Hervé Le Corre est un auteur rare. Après Les cœurs déchiquetés, on attendait depuis cinq ans. Cela valait la peine, Après la guerre est une magnifique réussite.
Bordeaux dans les années cinquante. Les plaies de la guerre sont loin d’être cicatrisées et une autre pointe son nez, au sud, en Algérie. Le commissaire Darlac est une pourriture. Collabo il a réussi à passer au travers de l’épuration de la libération et, grâce à un réseau de pourris de tous types, chez les flics autant que chez les truands, il tient la ville malgré ceux qui voudraient bien avoir sa peau. Daniel a vingt ans, il travaille dans un garage et s’apprête à partir en Algérie. Ses parents ont été pris dans une des dernières rafles de la guerre et sont morts dans les camps. Un jour un homme débarque au garage, pour faire réparer une moto. Un revenant qui va faire remonter à la surface ce que tant de gens veulent cacher. Pendant ce temps, en Algérie …
Il y a les polars prêt à porter, tout-venant. Hervé le Corre livre ici le haut de gamme du sur-mesure dans la grande tradition. Le classique dans sa perfection, un peu comme les meilleurs films de Clint Eastwood … Cela paraît presque simple, ou naturel, tant la richesse et la puissance du roman s’appuient sur une écriture et une construction qui évite toute esbroufe pour se concentrer sur l’essentiel.

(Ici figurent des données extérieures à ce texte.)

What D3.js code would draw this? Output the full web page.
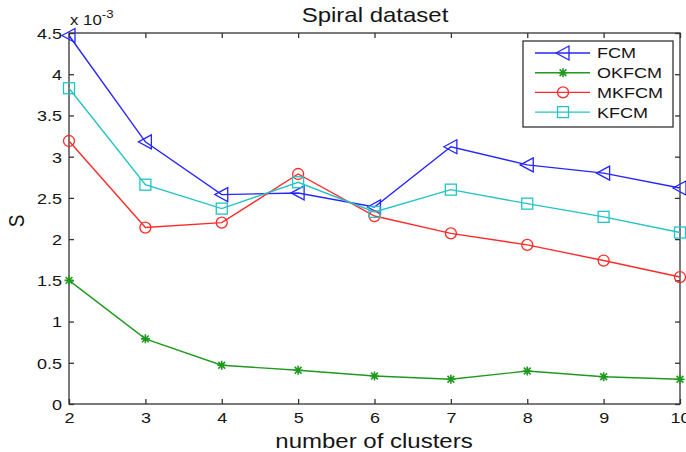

L’essentiel commence avec les personnages. Le flic pourri, ses comparses, sa famille ; Daniel et ses peurs, ses doutes face à la guerre, la difficulté de rester fidèle à des valeurs pas toujours très claires à vingt ans quand on est confronté à la souffrance, la peur, la mort ; et les autres, marqués par le passé, fracassés, révoltés ou résignés, valeureux, lâches, pourris … Des personnages complexes et incarnés, dont on ressent les doutes, les rages, les envies et qui portent le roman tout au long de ses cinq cent pages.
La ville de Bordeaux ensuite, sale, à peine sortie de la guerre, peinant à digérer ses traumatismes et ses trahisons, à l’image du pays. Une ville grise et humide, dont les rues sombres sentent non pas le grand cru mais la vinasse et la vase de la Gironde.

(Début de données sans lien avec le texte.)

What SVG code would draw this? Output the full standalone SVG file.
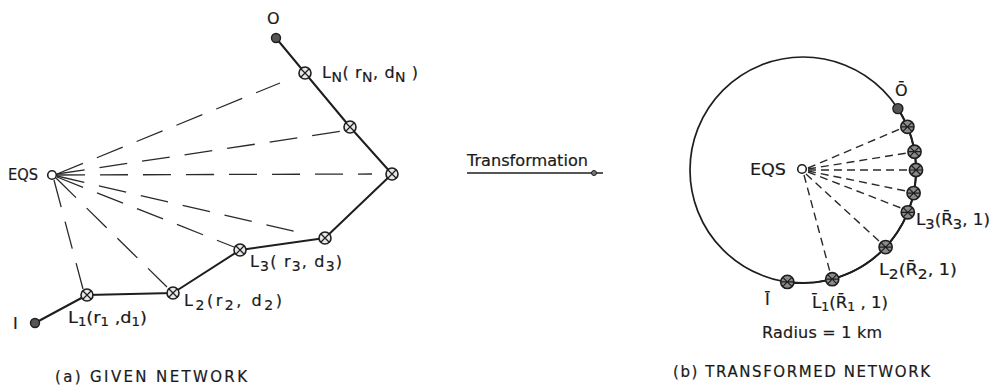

Tous ces personnages, la ville, mais aussi l’Algérie participent à une danse macabre, lente spirale qui, au gré d’une intrigue éclatée entre les différents protagonistes entraine le lecteur vers un final inévitable. Comme dans la spirale, les différents bras tournent les uns autour des autres, se rapprochant petit à petit d’un centre qui ne peut être que tragique.
A tous ces ingrédients qui, à eux seuls, donneraient déjà un excellent polar il faut ajouter la saisissante peinture de toute une époque historique trouble. Cette époque où les vilains secrets de la guerre, les compromissions de la collaboration, les petits arrangements de la libération, les rancœurs et les haines qui en découlent, les envies de vengeance où les douleurs insupportables se mêlent à d’autres drames en devenir en Algérie.
Hervé le Corre excelle dans la description ô combien difficile de toutes ces souffrances. Il excelle car il arrive à écrire l’indicible de façon crédible, sans tomber dans le voyeurisme ni le pathos dégoulinant. Il émeut, terriblement, dans la dignité. Et cela donne une très grande force à ses personnages et à son roman.
Nous avons attendu cinq ans, cela valait la peine, un grand roman à découvrir absolument.
Hervé Le Corre / Après la guerre, Rivages/Thriller (2014).